The local leader of the CRM in Demopolis said that the goal of the Movement
was to give African-Americans a chance to have "decent houses, decent cars,
and decent jobs." Our ghettos are evidence that if its object was the one he
expressed, the movement won a few battles but lost the war.
I think the Movement missed an important opportunity by failing to follow Dr.
King's lead in identifying poverty as as big a challenge to full citizenship
as the denial of voting rights. Income and wealth inquality based on race
remain the fundamental causes of the country's most serious social problems.
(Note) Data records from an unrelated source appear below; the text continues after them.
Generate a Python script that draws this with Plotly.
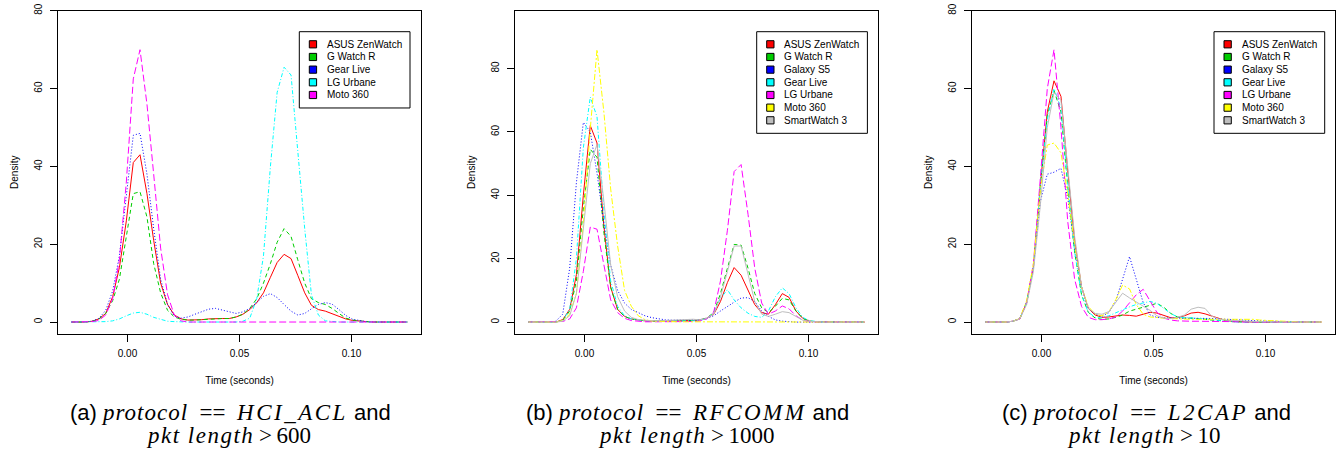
import plotly.graph_objects as go

W, H = 1343, 452
OFF = 0  # page body margin is removed below, so the figure sits at the window origin

# ---------------- data ----------------
# density evaluation grid (seconds), 50 points from -0.025 to 0.125
time_grid = [-0.0250, -0.0219, -0.0189, -0.0158, -0.0128, -0.0097, -0.0066, -0.0036, -0.0005, 0.0026,
             0.0056, 0.0087, 0.0117, 0.0148, 0.0179, 0.0209, 0.0240, 0.0270, 0.0301, 0.0332,
             0.0362, 0.0393, 0.0423, 0.0454, 0.0485, 0.0515, 0.0546, 0.0577, 0.0607, 0.0638,
             0.0668, 0.0699, 0.0730, 0.0760, 0.0791, 0.0821, 0.0852, 0.0883, 0.0913, 0.0944,
             0.0974, 0.1005, 0.1036, 0.1066, 0.1097, 0.1128, 0.1158, 0.1189, 0.1219, 0.1250]

# (a) HCI_ACL, pkt length > 600
a_names = ["ASUS ZenWatch", "G Watch R", "Gear Live", "LG Urbane", "Moto 360"]
a_asus = [0,0,0,0.2,0.8,2.2,6.5,14,26,41,43,33,21,10,4.5,1.8,0.8,0.5,0.5,0.6,0.8,0.9,0.9,0.9,1.3,2.0,3.2,5.0,7.5,11.5,15.3,17.4,16.3,12,7.5,4.3,3.2,2.8,2.2,1.4,0.8,0.4,0.2,0.1,0,0,0,0,0,0]
a_gwatch = [0,0,0,0.2,0.7,2.2,5.5,11,22,33,33.5,27,15,7.5,3,1.3,0.7,0.5,0.5,0.6,0.8,0.9,0.9,0.9,1.3,2.0,3.5,6,10,15,20.5,24,22,16,10,6,5,4.5,3.5,2.2,1.0,0.5,0.2,0.1,0,0,0,0,0,0]
a_gearlive = [0,0,0,0.2,0.9,3,8,17,32,48,48.5,38,24,11,4.5,1.5,1.0,1.3,2.0,2.7,3.3,3.5,3.1,2.5,2.2,2.6,3.5,5.0,6.6,7.3,6.3,4.5,2.8,1.8,2.2,3.4,4.5,5.0,4.6,3.2,1.7,0.7,0.3,0.1,0,0,0,0,0,0]
a_lgurbane = [0,0,0,0,0,0.1,0.3,0.8,1.6,2.3,2.5,2.0,1.2,0.6,0.2,0.1,0,0,0,0,0,0,0,0,0,0.2,1.0,6,17,40,59,65.5,63.5,44,24,7,1.8,0.3,0.1,0,0,0,0,0,0,0,0,0,0,0]
a_moto = [0,0,0,0.1,0.4,1.8,6,16,36,62.5,70,56,38,19,7,1.8,0.3,0,0,0,0,0,0,0,0,0,0,0,0,0,0,0,0,0,0,0,0,0,0,0,0,0,0,0,0,0,0,0,0,0]

# (b) RFCOMM, pkt length > 1000
b_names = ["ASUS ZenWatch", "G Watch R", "Galaxy S5", "Gear Live", "LG Urbane", "Moto 360", "SmartWatch 3"]
b_asus = [0,0,0,0,0,0.8,4,15,40,62,56.5,30,11,4,1.8,1,0.6,0.4,0.3,0.3,0.3,0.3,0.4,0.4,0.5,0.7,1.2,2.5,6.5,12.5,17.2,14.8,10,5.5,3,2.5,5.5,9,7.8,3.5,1.2,0.3,0.1,0,0,0,0,0,0,0]
b_gwatch = [0,0,0,0,0,0.5,3.5,13,36,54.5,52,28,11,4,1.8,1,0.6,0.4,0.3,0.3,0.3,0.3,0.4,0.4,0.5,0.7,1.3,3,9,17,24.5,24.3,17,9,4.5,3,5,7.5,7,3.5,1.2,0.3,0.1,0,0,0,0,0,0,0]
b_galaxy = [0,0,0,0,0.3,2.5,17,44,63,60,47,31,18,10,6,4,3,2,1.4,1.0,0.7,0.6,0.6,0.6,0.6,0.8,1.2,2,3.5,5,6.3,7.6,7.7,6.5,3.5,1.8,0.7,0.3,0.1,0,0,0,0,0,0,0,0,0,0,0]
b_gearlive = [0,0,0,0,0,0.5,4,20,55,71,64.8,35,13,5,2,1,0.6,0.4,0.3,0.3,0.3,0.3,0.3,0.3,0.4,0.6,1,3,7.5,10.2,7,4.5,2.8,1.8,1.5,3.5,8,10.8,9,4.5,1.5,0.4,0.1,0,0,0,0,0,0,0]
b_lgurbane = [0,0,0,0,0,0.2,1,4.5,16,30,29.3,18,7,3,1.2,0.5,0.2,0.1,0.1,0.1,0.1,0.1,0.1,0.1,0.2,0.4,1,3.2,13,29,47.5,49.7,34,17,6,2.5,3.5,5.1,4.2,2,0.6,0.1,0,0,0,0,0,0,0,0]
b_moto = [0,0,0,0,0,0.5,2.5,9,31,61,86,66,42,24,10,5,2,0.8,0.3,0.2,0.1,0.1,0.1,0.1,0.1,0.1,0.1,0.1,0.1,0.1,0.1,0.1,0.1,0.1,0.1,0.1,0.1,0.1,0.1,0.1,0.1,0.1,0,0,0,0,0,0,0,0]
b_smartwatch = [0,0,0,0,0,0.3,2,9,30,50,56,38,18,8,3.5,1.5,0.8,0.5,0.4,0.4,0.5,0.7,0.9,1.0,0.9,0.7,1.2,2.5,8,16,24,24,15,6.5,2.5,1.8,2.5,3.3,3.0,1.8,0.6,0.2,0,0,0,0,0,0,0,0]

# (c) L2CAP, pkt length > 10
c_names = ["ASUS ZenWatch", "G Watch R", "Galaxy S5", "Gear Live", "LG Urbane", "Moto 360", "SmartWatch 3"]
c_asus = [0,0,0,0,0.2,0.8,5,14,35,54,62,58,39,21,9,3.5,1.8,1.2,1.3,1.6,1.8,1.7,1.5,2.0,2.5,2.3,1.6,1.1,1.1,1.6,2.3,2.5,2.1,1.5,0.8,0.4,0.2,0.1,0,0,0,0,0,0,0,0,0,0,0,0]
c_gwatch = [0,0,0,0,0.2,0.8,5,14,35,53,59.5,54,35,18,7,2.5,1.0,0.7,0.8,1.2,1.8,2.8,3.3,3.8,4.4,4.8,3.8,2.2,1.3,1.0,1.0,0.9,0.7,0.5,0.3,0.2,0.1,0,0,0,0,0,0,0,0,0,0,0,0,0]
c_galaxy = [0,0,0,0,0.2,0.8,5,14,31,38,38.5,39.5,32,19,9,3.5,2.0,1.5,2.4,5.5,11,16.8,11,5,1.8,1.2,1.1,1.0,1.0,1.0,1.0,1.0,1.0,0.9,0.8,0.7,0.6,0.6,0.5,0.4,0.3,0.2,0.2,0.1,0,0,0,0,0,0]
c_gearlive = [0,0,0,0,0.2,0.8,5,14,35,52,60,55,36,18,7,2.5,1.2,1.2,1.6,2.4,3.3,3.9,4.5,5.0,5.3,4.8,3.6,2.2,1.3,1.2,1.1,1.0,0.8,0.6,0.4,0.2,0.1,0,0,0,0,0,0,0,0,0,0,0,0,0]
c_lgurbane = [0,0,0,0,0.2,0.8,5,15,37,60,70,50,26,11,4,1.2,0.6,0.6,0.8,1.3,2.8,4.8,7,8.4,5.5,2.5,1.0,0.5,0.3,0.2,0.2,0.2,0.2,0.2,0.1,0.1,0.1,0,0,0,0,0,0,0,0,0,0,0,0,0]
c_moto = [0,0,0,0,0.2,0.9,5.5,15,34,45.5,46,43.5,33,20,9,4,2,1.6,2.6,5.8,9.5,8.5,4.5,2,1.3,1.1,1.0,0.9,0.8,0.8,0.7,0.7,0.7,0.7,0.7,0.8,0.8,0.8,0.8,0.7,0.5,0.4,0.3,0.2,0.1,0,0,0,0,0]
c_smartwatch = [0,0,0,0,0.2,0.8,4.5,13,30,50,59,57,40,22,9,3.5,2.2,2.0,2.7,5,7.4,6.2,5.2,4.2,3,1.6,1.0,0.9,1.2,1.8,3.3,3.8,3.5,1.5,0.8,0.5,0.4,0.3,0.2,0.2,0.1,0.1,0,0,0,0,0,0,0,0]

x_tickvals = [0.0, 0.05, 0.10]
x_ticktext = ["0.00", "0.05", "0.10"]
y_tickvals = [0, 20, 40, 60, 80]

# caption pieces: label, variable, protocol name, second-line variable, comparison value
captions = [
    ("(a)", "protocol", "HCI_ACL", "pkt length", "600"),
    ("(b)", "protocol", "RFCOMM", "pkt length", "1000"),
    ("(c)", "protocol", "L2CAP", "pkt length", "10"),
]

# ---------------- styles ----------------
palette = ["#FF0000", "#00CD00", "#0000FF", "#00FFFF", "#FF00FF", "#FFFF00", "#BEBEBE"]
dashes = ["solid", "4px,3px", "1px,2px", "1px,2px,4px,2px", "7px,3px", "2px,2px,6px,2px", "solid"]
FONT = "Liberation Sans, Arial, sans-serif"
SERIF = "Liberation Serif"

panels = [
    (a_names, [a_asus, a_gwatch, a_gearlive, a_lgurbane, a_moto], [-3.08, 80.08]),
    (b_names, [b_asus, b_gwatch, b_galaxy, b_gearlive, b_lgurbane, b_moto, b_smartwatch], [-3.75, 98.3]),
    (c_names, [c_asus, c_gwatch, c_galaxy, c_gearlive, c_lgurbane, c_moto, c_smartwatch], [-3.08, 80.08]),
]

# plot-area geometry, in window pixels
plot_left = [58, 515, 972]
plot_w = 363
plot_top, plot_bot = 10.5, 334
legend_left = [299.3, 756.7, 1214.0]
legend_w = 110.7
caption_cx = [230, 688, 1146]


def px(x):
    return (x - OFF) / W


def py(y):
    return 1 - (y - OFF) / H


fig = go.Figure()
shapes, annotations = [], []

for p, (names, series, yr) in enumerate(panels):
    sfx = "" if p == 0 else str(p + 1)
    for i, (nm, vals) in enumerate(zip(names, series)):
        assert len(vals) == len(time_grid), (nm, len(vals))
        fig.add_trace(go.Scatter(
            x=time_grid, y=vals, mode="lines", name=nm, showlegend=False,
            line=dict(color=palette[i], width=1, dash=dashes[i]),
            xaxis="x" + sfx, yaxis="y" + sfx, hoverinfo="x+y+name"))

    ax = dict(domain=[px(plot_left[p]), px(plot_left[p] + plot_w)],
              range=[-0.031, 0.131], tickvals=x_tickvals, ticktext=x_ticktext,
              ticks="outside", ticklen=7, tickwidth=1, tickcolor="black",
              showline=True, mirror=True, linecolor="black", linewidth=1,
              showgrid=False, zeroline=False, ticklabelstandoff=3, automargin=False,
              tickfont=dict(family=FONT, size=10, color="black"),
              title=dict(text="Time (seconds)", font=dict(family=FONT, size=10, color="black"), standoff=18),
              anchor="y" + sfx)
    ay = dict(domain=[py(plot_bot), py(plot_top)], range=yr, tickvals=y_tickvals,
              ticks="outside", ticklen=7, tickwidth=1, tickcolor="black", tickangle=-90,
              showline=True, mirror=True, linecolor="black", linewidth=1,
              showgrid=False, zeroline=False, ticklabelstandoff=4, ticklabeloverflow="allow",
              automargin=False,
              tickfont=dict(family=FONT, size=10, color="black"),
              title=dict(text="Density", font=dict(family=FONT, size=10, color="black"), standoff=12),
              anchor="x" + sfx)
    fig.layout["xaxis" + sfx] = ax
    fig.layout["yaxis" + sfx] = ay

    # legend box (R style: filled squares)
    L = legend_left[p]
    n = len(names)
    top = 31.7
    row = 12.67
    first = 44.3
    bottom = first + (n - 1) * row + 13
    shapes.append(dict(type="rect", xref="paper", yref="paper", x0=px(L), x1=px(L + legend_w),
                       y0=py(bottom), y1=py(top), line=dict(color="black", width=1),
                       fillcolor="white", layer="above"))
    for i, nm in enumerate(names):
        cy = first + i * row
        shapes.append(dict(type="rect", xref="paper", yref="paper", x0=px(L + 10), x1=px(L + 17.3),
                           y0=py(cy + 3.6), y1=py(cy - 3.6), line=dict(color="black", width=1),
                           fillcolor=palette[i], layer="above"))
        annotations.append(dict(xref="paper", yref="paper", x=px(L + 25.7), y=py(cy), text=nm,
                                showarrow=False, xanchor="left", yanchor="middle",
                                font=dict(family=FONT, size=10, color="black")))

    # sub-figure caption (math parts in serif italic)
    lab, var1, proto, var2, val = captions[p]
    m = f"font-family:{SERIF};font-size:23px"
    line1 = (f"{lab} <span style=\"{m};letter-spacing:1px\"><i>{var1}</i></span>"
             f"<span style=\"{m}\">&#8194;==&#8194;</span>"
             f"<span style=\"{m};letter-spacing:2.5px\"><i>{proto}</i></span> and")
    line2 = (f"<span style=\"{m};letter-spacing:1.5px\"><i>{var2}</i></span>"
             f"<span style=\"{m}\">&#8201;&gt;&#8201;{val}</span>")
    annotations.append(dict(xref="paper", yref="paper", x=px(caption_cx[p]), y=py(412), text=line1,
                            showarrow=False, xanchor="center", yanchor="middle",
                            font=dict(family=FONT, size=22, color="black")))
    annotations.append(dict(xref="paper", yref="paper", x=px(caption_cx[p] - 2), y=py(435), text=line2,
                            showarrow=False, xanchor="center", yanchor="middle",
                            font=dict(family=SERIF, size=23, color="black")))

fig.update_layout(width=W, height=H, autosize=False,
                  margin=dict(l=0, r=0, t=0, b=0, autoexpand=False),
                  paper_bgcolor="white", plot_bgcolor="white",
                  shapes=shapes, annotations=annotations, showlegend=False,
                  font=dict(family=FONT, size=10, color="black"))

# remove the browser's default 8px page margin so the 1343x452 figure fills the window exactly
fig.write_html("out.html", config={"displayModeBar": False},
               post_script="document.body.style.margin='0px';")
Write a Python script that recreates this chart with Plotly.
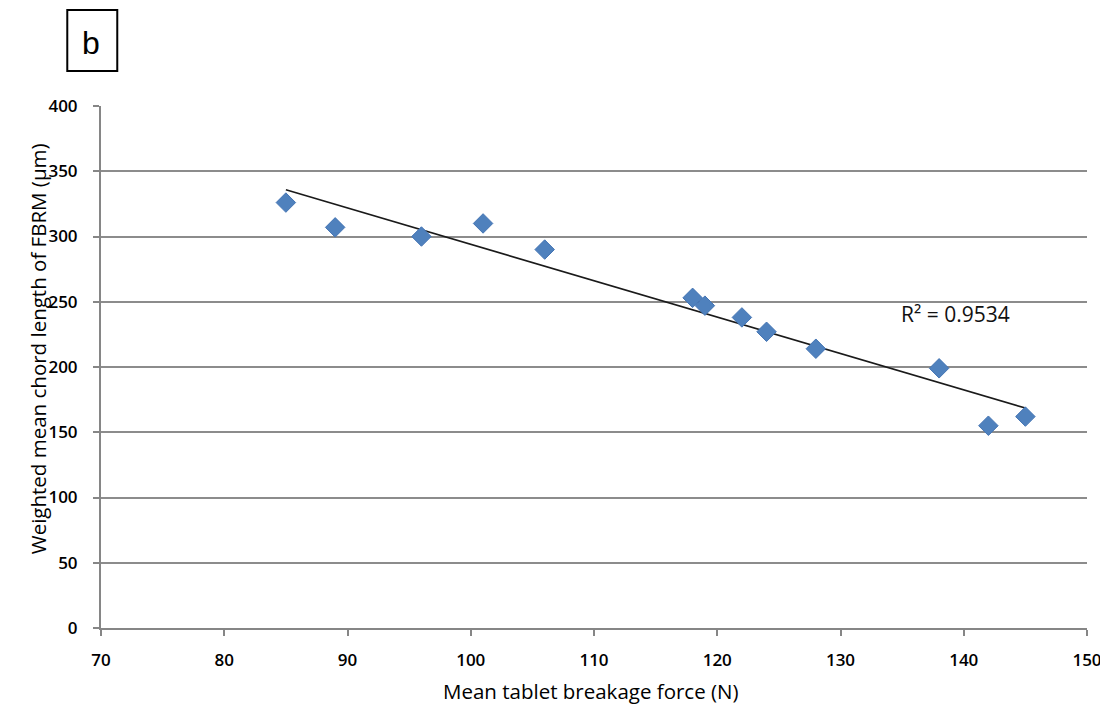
import numpy as np
import plotly.graph_objects as go

force = [85, 89, 96, 101, 106, 118, 119, 122, 124, 128, 138, 142, 145]
chord = [326, 307, 300, 310, 290, 253, 247, 238, 227, 214, 199, 155, 162]
r2_label = "R² = 0.9534"
x_ticks = [70, 80, 90, 100, 110, 120, 130, 140, 150]
y_ticks = [0, 50, 100, 150, 200, 250, 300, 350, 400]
x_title = "Mean tablet breakage force (N)"
y_title = "Weighted mean chord length of FBRM (μm)"

slope, intercept = np.polyfit(force, chord, 1)
tx = [min(force), max(force)]
ty = [slope * v + intercept for v in tx]

fig = go.Figure()
fig.add_trace(go.Scatter(x=tx, y=ty, mode="lines",
                         line=dict(color="#1a1a1a", width=1.6), showlegend=False))
fig.add_trace(go.Scatter(x=force, y=chord, mode="markers",
                         marker=dict(symbol="diamond", size=15, color="#4f81bd",
                                     line=dict(color="#4575b4", width=1)),
                         showlegend=False))

fig.add_annotation(x=139.3, y=240.6, text=r2_label, showarrow=False,
                   font=dict(family="Open Sans", size=21, color="#111"))

# axis titles
fig.add_annotation(xref="paper", yref="paper", x=0.497, y=-0.1207, text=x_title,
                   showarrow=False, xanchor="center", yanchor="middle",
                   font=dict(family="Open Sans", size=20.5, color="black"))
fig.add_annotation(xref="paper", yref="paper", x=-0.0636, y=0.5345, text=y_title,
                   showarrow=False, xanchor="center", yanchor="middle", textangle=-90,
                   font=dict(family="Open Sans", size=20.5, color="black"))

# panel label
fig.add_shape(type="rect", xref="paper", yref="paper",
              x0=-0.0342, x1=0.0165, y0=1.067, y1=1.184,
              line=dict(color="black", width=2))
fig.add_annotation(xref="paper", yref="paper", x=-0.0103, y=1.1207, text="b",
                   showarrow=False, xanchor="center", yanchor="middle",
                   font=dict(family="Liberation Sans", size=32, color="black"))

tickfont = dict(family="Open Sans", size=17, color="black", weight=600)

fig.update_layout(
    width=1092, height=699,
    margin=dict(l=93, r=13, t=98, b=79),
    plot_bgcolor="white", paper_bgcolor="white",
    xaxis=dict(range=[70, 150], tickvals=x_ticks, showgrid=False, zeroline=False,
               showline=True, linecolor="#868686", linewidth=2, automargin=False,
               ticks="outside", ticklen=6, tickcolor="#868686", tickwidth=2,
               ticklabelstandoff=10, tickfont=tickfont, ticklabeloverflow="allow"),
    yaxis=dict(range=[0, 400], tickvals=y_ticks, showgrid=True, gridcolor="#8c8c8c",
               gridwidth=1.5, zeroline=False, automargin=False,
               showline=True, linecolor="#868686", linewidth=2,
               ticks="outside", ticklen=6, tickcolor="#868686", tickwidth=2,
               ticklabelstandoff=12, tickfont=tickfont),
)
fig.write_html("out.html")
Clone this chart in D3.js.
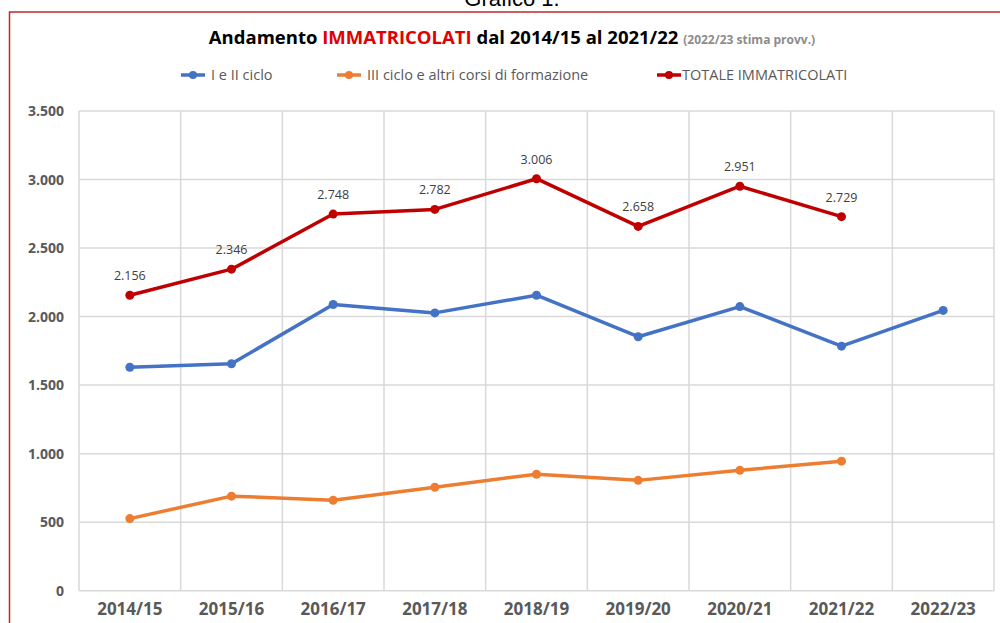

Understandably, King's murder and other events of the late '60s and early '70s
created great turmoil that made it hard for us all to understand the necessity
for priortizing a sustained campaign to rectify economic injustice.
Fortunately, today, many more activists understand this problem, so there is
hope the work can be carried on.
Many of us (at least many of us white allies in the Movement) also failed to
understand how deeply entrenched racism was/is in America. I used to think,
for instance, that one of the achievments of the Movement was that black men
were no longer killed with impunity, but, of course, the events of the past
few years have demolished that delusion. And the fact that the candidacy and
election of Donald Trump have freed the restraints on expressions of violent
racism only confirms how deep racism is rooted in the American psyche. We'll
never eliminate racism, but I hope there will be a day when its expression is
socially unacceptable and that those expessions that are made are
I think that one of the places where we failed is that we weren't
developing any kind of mechanism for the movement to perpetuate itself.
We didn't try to work towards setting up some kind of system where we
could perpetuate ourselves.
Well, we didn't finish. There was a solid movement base in the South.
The organizations were under enormous pressure to move to the North,
that's why King went to Cicero. Some of us like myself really just had
to get out of the South, at least for a breather. By then there were
huge questions about the economics of oppression and so forth, and those
had always been discussions, but that's where I thought the movement in
the South would be heading. Very few people did stay for the long haul.
While I understand it, I think, I thought then and I think now, that that was
a mistake, because I think we could have had a really good base for continued
organizing, continued critiquing of the society.